◆ GIVEN EXERCISE ◆
Give back every line exactly as it appears, pictures excluded.

[Start PROVIDED MATERIAL]

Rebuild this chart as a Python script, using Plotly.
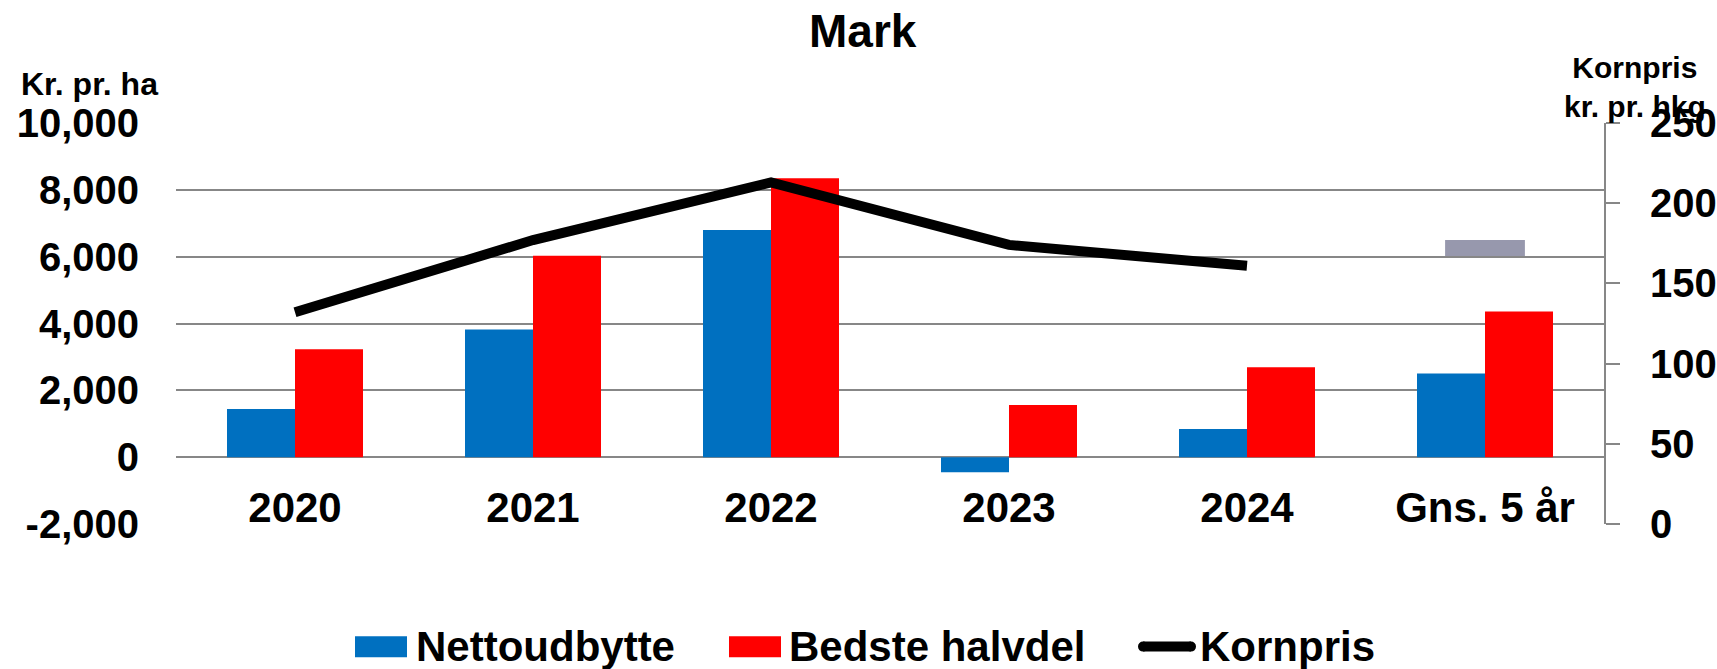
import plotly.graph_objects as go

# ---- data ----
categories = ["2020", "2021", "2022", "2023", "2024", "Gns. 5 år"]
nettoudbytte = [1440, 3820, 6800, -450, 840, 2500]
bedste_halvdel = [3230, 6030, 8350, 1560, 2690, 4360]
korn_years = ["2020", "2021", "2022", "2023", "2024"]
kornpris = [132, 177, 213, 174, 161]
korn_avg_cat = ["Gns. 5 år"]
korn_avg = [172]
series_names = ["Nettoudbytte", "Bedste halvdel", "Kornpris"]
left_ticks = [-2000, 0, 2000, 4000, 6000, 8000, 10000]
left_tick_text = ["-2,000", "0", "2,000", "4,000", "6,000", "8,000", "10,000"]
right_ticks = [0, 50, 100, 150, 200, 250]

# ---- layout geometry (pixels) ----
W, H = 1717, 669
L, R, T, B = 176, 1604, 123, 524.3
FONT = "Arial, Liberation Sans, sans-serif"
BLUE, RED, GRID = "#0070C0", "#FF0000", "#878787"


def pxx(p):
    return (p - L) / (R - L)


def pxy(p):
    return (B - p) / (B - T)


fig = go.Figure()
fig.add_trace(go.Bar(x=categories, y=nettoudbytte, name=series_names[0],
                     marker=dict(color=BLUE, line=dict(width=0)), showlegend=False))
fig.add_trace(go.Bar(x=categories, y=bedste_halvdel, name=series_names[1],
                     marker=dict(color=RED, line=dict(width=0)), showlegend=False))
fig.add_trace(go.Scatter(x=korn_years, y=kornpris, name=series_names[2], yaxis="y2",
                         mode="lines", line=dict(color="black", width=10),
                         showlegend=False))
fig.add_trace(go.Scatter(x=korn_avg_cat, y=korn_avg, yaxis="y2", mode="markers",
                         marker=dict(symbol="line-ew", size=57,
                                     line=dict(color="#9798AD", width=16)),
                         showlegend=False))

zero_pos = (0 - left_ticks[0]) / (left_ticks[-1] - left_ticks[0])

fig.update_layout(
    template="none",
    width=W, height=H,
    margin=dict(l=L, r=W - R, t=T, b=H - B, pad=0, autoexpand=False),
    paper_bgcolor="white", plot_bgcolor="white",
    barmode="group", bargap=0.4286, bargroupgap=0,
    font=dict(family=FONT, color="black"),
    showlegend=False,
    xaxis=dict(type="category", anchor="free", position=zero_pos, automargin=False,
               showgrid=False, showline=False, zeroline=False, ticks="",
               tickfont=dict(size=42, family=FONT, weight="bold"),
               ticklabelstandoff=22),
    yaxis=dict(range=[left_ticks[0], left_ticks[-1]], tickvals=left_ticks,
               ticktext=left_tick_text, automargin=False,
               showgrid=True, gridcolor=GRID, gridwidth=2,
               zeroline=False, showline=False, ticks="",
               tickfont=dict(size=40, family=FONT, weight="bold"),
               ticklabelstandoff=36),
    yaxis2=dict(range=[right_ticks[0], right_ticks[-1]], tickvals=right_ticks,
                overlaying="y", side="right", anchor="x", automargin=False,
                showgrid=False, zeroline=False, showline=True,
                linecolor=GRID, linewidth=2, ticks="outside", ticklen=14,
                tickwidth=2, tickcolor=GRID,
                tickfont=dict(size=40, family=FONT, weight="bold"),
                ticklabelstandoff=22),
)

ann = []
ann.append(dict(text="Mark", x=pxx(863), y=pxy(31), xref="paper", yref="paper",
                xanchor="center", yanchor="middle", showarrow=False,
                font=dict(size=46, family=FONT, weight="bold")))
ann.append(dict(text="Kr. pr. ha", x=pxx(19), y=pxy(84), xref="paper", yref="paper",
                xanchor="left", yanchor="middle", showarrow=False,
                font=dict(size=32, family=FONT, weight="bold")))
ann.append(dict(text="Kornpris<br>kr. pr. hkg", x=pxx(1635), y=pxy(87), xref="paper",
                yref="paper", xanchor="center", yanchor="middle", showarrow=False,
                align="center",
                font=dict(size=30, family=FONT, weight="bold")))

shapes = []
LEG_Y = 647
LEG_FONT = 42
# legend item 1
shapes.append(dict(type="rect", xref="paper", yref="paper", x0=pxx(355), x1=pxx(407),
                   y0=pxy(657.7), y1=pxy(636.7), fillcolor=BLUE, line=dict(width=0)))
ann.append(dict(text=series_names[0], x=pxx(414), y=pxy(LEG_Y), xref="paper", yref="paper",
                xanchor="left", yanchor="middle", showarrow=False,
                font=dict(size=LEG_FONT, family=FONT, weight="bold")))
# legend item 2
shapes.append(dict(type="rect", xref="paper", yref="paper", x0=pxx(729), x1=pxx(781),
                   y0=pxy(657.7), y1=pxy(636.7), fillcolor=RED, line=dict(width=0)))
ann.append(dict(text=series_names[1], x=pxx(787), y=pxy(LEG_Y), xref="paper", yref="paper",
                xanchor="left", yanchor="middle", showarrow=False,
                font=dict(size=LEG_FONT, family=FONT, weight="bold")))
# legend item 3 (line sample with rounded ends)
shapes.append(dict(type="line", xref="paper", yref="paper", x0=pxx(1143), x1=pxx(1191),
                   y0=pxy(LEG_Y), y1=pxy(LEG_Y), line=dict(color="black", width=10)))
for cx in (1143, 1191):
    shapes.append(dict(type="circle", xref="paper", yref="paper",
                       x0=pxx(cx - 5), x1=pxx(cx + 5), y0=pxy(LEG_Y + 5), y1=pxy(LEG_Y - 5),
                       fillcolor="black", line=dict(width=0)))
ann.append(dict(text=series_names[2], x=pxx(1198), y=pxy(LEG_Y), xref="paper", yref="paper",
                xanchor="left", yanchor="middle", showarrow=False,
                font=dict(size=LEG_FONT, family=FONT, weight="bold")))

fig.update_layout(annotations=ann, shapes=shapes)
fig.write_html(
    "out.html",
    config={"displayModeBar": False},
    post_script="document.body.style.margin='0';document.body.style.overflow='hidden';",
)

[End PROVIDED MATERIAL]

◆ REPLY ◆
Rebuild this chart as a Python script, using Plotly.
import plotly.graph_objects as go

# ---- data ----
categories = ["2020", "2021", "2022", "2023", "2024", "Gns. 5 år"]
nettoudbytte = [1440, 3820, 6800, -450, 840, 2500]
bedste_halvdel = [3230, 6030, 8350, 1560, 2690, 4360]
korn_years = ["2020", "2021", "2022", "2023", "2024"]
kornpris = [132, 177, 213, 174, 161]
korn_avg_cat = ["Gns. 5 år"]
korn_avg = [172]
series_names = ["Nettoudbytte", "Bedste halvdel", "Kornpris"]
left_ticks = [-2000, 0, 2000, 4000, 6000, 8000, 10000]
left_tick_text = ["-2,000", "0", "2,000", "4,000", "6,000", "8,000", "10,000"]
right_ticks = [0, 50, 100, 150, 200, 250]

# ---- layout geometry (pixels) ----
W, H = 1717, 669
L, R, T, B = 176, 1604, 123, 524.3
FONT = "Arial, Liberation Sans, sans-serif"
BLUE, RED, GRID = "#0070C0", "#FF0000", "#878787"


def pxx(p):
    return (p - L) / (R - L)


def pxy(p):
    return (B - p) / (B - T)


fig = go.Figure()
fig.add_trace(go.Bar(x=categories, y=nettoudbytte, name=series_names[0],
                     marker=dict(color=BLUE, line=dict(width=0)), showlegend=False))
fig.add_trace(go.Bar(x=categories, y=bedste_halvdel, name=series_names[1],
                     marker=dict(color=RED, line=dict(width=0)), showlegend=False))
fig.add_trace(go.Scatter(x=korn_years, y=kornpris, name=series_names[2], yaxis="y2",
                         mode="lines", line=dict(color="black", width=10),
                         showlegend=False))
fig.add_trace(go.Scatter(x=korn_avg_cat, y=korn_avg, yaxis="y2", mode="markers",
                         marker=dict(symbol="line-ew", size=57,
                                     line=dict(color="#9798AD", width=16)),
                         showlegend=False))

zero_pos = (0 - left_ticks[0]) / (left_ticks[-1] - left_ticks[0])

fig.update_layout(
    template="none",
    width=W, height=H,
    margin=dict(l=L, r=W - R, t=T, b=H - B, pad=0, autoexpand=False),
    paper_bgcolor="white", plot_bgcolor="white",
    barmode="group", bargap=0.4286, bargroupgap=0,
    font=dict(family=FONT, color="black"),
    showlegend=False,
    xaxis=dict(type="category", anchor="free", position=zero_pos, automargin=False,
               showgrid=False, showline=False, zeroline=False, ticks="",
               tickfont=dict(size=42, family=FONT, weight="bold"),
               ticklabelstandoff=22),
    yaxis=dict(range=[left_ticks[0], left_ticks[-1]], tickvals=left_ticks,
               ticktext=left_tick_text, automargin=False,
               showgrid=True, gridcolor=GRID, gridwidth=2,
               zeroline=False, showline=False, ticks="",
               tickfont=dict(size=40, family=FONT, weight="bold"),
               ticklabelstandoff=36),
    yaxis2=dict(range=[right_ticks[0], right_ticks[-1]], tickvals=right_ticks,
                overlaying="y", side="right", anchor="x", automargin=False,
                showgrid=False, zeroline=False, showline=True,
                linecolor=GRID, linewidth=2, ticks="outside", ticklen=14,
                tickwidth=2, tickcolor=GRID,
                tickfont=dict(size=40, family=FONT, weight="bold"),
                ticklabelstandoff=22),
)

ann = []
ann.append(dict(text="Mark", x=pxx(863), y=pxy(31), xref="paper", yref="paper",
                xanchor="center", yanchor="middle", showarrow=False,
                font=dict(size=46, family=FONT, weight="bold")))
ann.append(dict(text="Kr. pr. ha", x=pxx(19), y=pxy(84), xref="paper", yref="paper",
                xanchor="left", yanchor="middle", showarrow=False,
                font=dict(size=32, family=FONT, weight="bold")))
ann.append(dict(text="Kornpris<br>kr. pr. hkg", x=pxx(1635), y=pxy(87), xref="paper",
                yref="paper", xanchor="center", yanchor="middle", showarrow=False,
                align="center",
                font=dict(size=30, family=FONT, weight="bold")))

shapes = []
LEG_Y = 647
LEG_FONT = 42
# legend item 1
shapes.append(dict(type="rect", xref="paper", yref="paper", x0=pxx(355), x1=pxx(407),
                   y0=pxy(657.7), y1=pxy(636.7), fillcolor=BLUE, line=dict(width=0)))
ann.append(dict(text=series_names[0], x=pxx(414), y=pxy(LEG_Y), xref="paper", yref="paper",
                xanchor="left", yanchor="middle", showarrow=False,
                font=dict(size=LEG_FONT, family=FONT, weight="bold")))
# legend item 2
shapes.append(dict(type="rect", xref="paper", yref="paper", x0=pxx(729), x1=pxx(781),
                   y0=pxy(657.7), y1=pxy(636.7), fillcolor=RED, line=dict(width=0)))
ann.append(dict(text=series_names[1], x=pxx(787), y=pxy(LEG_Y), xref="paper", yref="paper",
                xanchor="left", yanchor="middle", showarrow=False,
                font=dict(size=LEG_FONT, family=FONT, weight="bold")))
# legend item 3 (line sample with rounded ends)
shapes.append(dict(type="line", xref="paper", yref="paper", x0=pxx(1143), x1=pxx(1191),
                   y0=pxy(LEG_Y), y1=pxy(LEG_Y), line=dict(color="black", width=10)))
for cx in (1143, 1191):
    shapes.append(dict(type="circle", xref="paper", yref="paper",
                       x0=pxx(cx - 5), x1=pxx(cx + 5), y0=pxy(LEG_Y + 5), y1=pxy(LEG_Y - 5),
                       fillcolor="black", line=dict(width=0)))
ann.append(dict(text=series_names[2], x=pxx(1198), y=pxy(LEG_Y), xref="paper", yref="paper",
                xanchor="left", yanchor="middle", showarrow=False,
                font=dict(size=LEG_FONT, family=FONT, weight="bold")))

fig.update_layout(annotations=ann, shapes=shapes)
fig.write_html(
    "out.html",
    config={"displayModeBar": False},
    post_script="document.body.style.margin='0';document.body.style.overflow='hidden';",
)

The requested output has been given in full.